Prop. 200 creates bad public policy

Posted by AzBlueMeanie:

Donald Ijams, a retired law enforcement planner who worked 28 years for the Tucson Police Department as a management analyst, penned this guest opinion today in the Arizona Daily Star. Inflexible Prop 200 creates bad public policy:

The Public Safety First initiative on the Nov. 3 ballot mandates a major increase in the city of Tucson's public-safety personnel. The initiative uses a charter change to accomplish this, which is too inflexible.

City leaders must attend to a broad range of responsibilities. Resources and opportunities change over time. The existing charter allows our leaders in city government to attend to these responsibilities, including public safety, in a balanced manner.

Leaders would be forced into a corner by this unfunded initiative that is not right for the community now and will not be right in years to come, for these reasons:

• Proposition 200 requires an eventual ratio of 2.4 officers per 1,000 population. According to the FBI, Tucson commissioned force stands at 1.9 officers per 1,000 population, the same as the average of Western U.S. police departments.

The number 2.4 (or any number) is a very poor benchmark for Tucson. There are so many variables that determine what police service is needed, how that service is to be delivered and the number of law-enforcement personnel that makes sense.

Both the FBI and the International Association of Chiefs of Police recommend against using a fixed ratio.

• In Tucson, the crime rate is down, the call load is the same as it was in the year 2000 and 266 more police positions have been added in recent years. Is there really a rationale for more staffing?

• The city is facing even tougher financial times in coming years. The city has fewer employees than last year. These employees are working harder and are required to take five unpaid days off during the year.

No public-safety personnel were laid off and fat in the budget is gone. Sales-tax revenues are down and are likely to stay down for the next several years. Certainly there will be a time in the future when Tucson can resume building up its public-safety personnel to nice-to-have levels, but that time is not now.
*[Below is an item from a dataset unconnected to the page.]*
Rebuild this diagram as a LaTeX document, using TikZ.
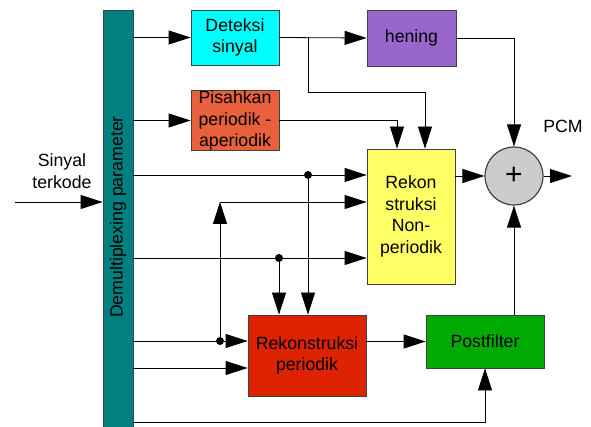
\documentclass[tikz,border=0pt]{standalone}
\usepackage{fontspec}
\setmainfont{Liberation Sans}
\usetikzlibrary{arrows.meta,calc}
\definecolor{teal1}{HTML}{008080}
\definecolor{cyan1}{HTML}{00FFFF}
\definecolor{purple1}{HTML}{9966CC}
\definecolor{orange1}{HTML}{E8603C}
\definecolor{yellow1}{HTML}{FFFF66}
\definecolor{red1}{HTML}{DD2200}
\definecolor{green1}{HTML}{00AA00}
\definecolor{gray1}{HTML}{CCCCCC}
\tikzset{
  blk/.style={draw=black!75, line width=0.8pt, align=center, inner sep=0pt,
    font=\fontsize{17.7}{21.7}\selectfont},
  arr/.style={-{Triangle[length=22pt,width=14pt]}, line width=0.8pt},
  dot/.style={circle, fill=black, inner sep=0pt, minimum size=8pt},
  lbl/.style={align=center, font=\fontsize{17.7}{21.7}\selectfont}
}
\begin{document}
\begin{tikzpicture}[x=1pt,y=-1pt]
\useasboundingbox (0,0) rectangle (591,427);
% blocks
\node[blk, fill=teal1, minimum width=30pt, minimum height=430pt] (dm) at (118,225) {};
\node[lbl, rotate=90] (dmt) at (118,217) {Demultiplexing parameter};
\node[blk, fill=cyan1, minimum width=88pt, minimum height=55pt] (det) at (235,37.5) {Deteksi\\sinyal};
\node[blk, fill=purple1, minimum width=89pt, minimum height=56pt] (hen) at (411.5,38) {hening};
\node[blk, fill=orange1, minimum width=88pt, minimum height=55pt] (pis) at (235,120.5) {Pisahkan\\periodik -\\aperiodik};
\node[blk, fill=yellow1, minimum width=88pt, minimum height=135pt] (yel) at (411,216.5) {Rekon\\struksi\\Non-\\periodik};
\node[blk, fill=gray1, circle, minimum size=58pt, line width=1.2pt, font=\fontsize{30}{30}\selectfont] (sum) at (514,176) {+};
\node[blk, fill=red1, minimum width=118pt, minimum height=81pt] (rek) at (307,355.5) {Rekonstruksi\\periodik};
\node[blk, fill=green1, minimum width=118pt, minimum height=53pt] (pf) at (485,341.5) {Postfilter};
\node[lbl] (sin) at (62,171) {Sinyal\\terkode};
\node[lbl] (pcm) at (563,126) {PCM};
% junctions and coordinates
\coordinate (in0) at (15,202);
\coordinate (out0) at (572,176);
\coordinate (j1) at (308,37.5);
\coordinate (c1) at (425,92);
\coordinate (c2) at (397,120.5);
\node[dot] (d1) at (308,175) {};
\node[dot] (d2) at (279,258) {};
\node[dot] (d3) at (220,341) {};
\coordinate (k3) at (220,202);
\coordinate (b1) at (485,422);
% connectors
\draw[arr] (in0) -- (dm.west |- in0);
\draw[arr] (dm.east |- det.west) -- (det.west);
\draw[arr] (det.east) -- (hen.west);
\draw[arr] (j1) |- (c1) -- (yel.north -| c1);
\draw[arr] (dm.east |- pis.west) -- (pis.west);
\draw[arr] (pis.east) -| (yel.north -| c2);
\draw[arr] (hen.east) -| (sum.north);
\draw[arr] (dm.east |- d1) -- (d1) -- (yel.west |- d1);
\draw[arr] (k3) -- (yel.west |- k3);
\draw[arr] (dm.east |- d2) -- (d2) -- (yel.west |- d2);
\draw[arr] (d1) -- (rek.north -| d1);
\draw[arr] (d2) -- (rek.north -| d2);
\draw[arr] (dm.east |- d3) -- (d3) -- (rek.west |- d3);
\draw[arr] (d3) -- (k3);
\draw[arr] (dm.east |- 0,368) -- (rek.west |- 0,368);
\draw[arr] (rek.east |- pf.west) -- (pf.west);
\draw[arr] (dm.east |- b1) -- (b1) -- (pf.south);
\draw[arr] (pf.north -| sum.south) -- (sum.south);
\draw[arr] (yel.east |- sum.west) -- (sum.west);
\draw[arr] (sum.east) -- (out0);
\end{tikzpicture}
\end{document}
Turning down this measure doesn't mean you aren't "thanking a cop or a firefighter."

What it does mean is that you are fully aware of the wide range of services the city provides and that the scarce resources available to the community (and to its city and county governments) must be spent wisely in a thoughtful and flexible manner.

You can appreciate and support your Tucson public safety personnel, as I do, without enacting this bad public policy.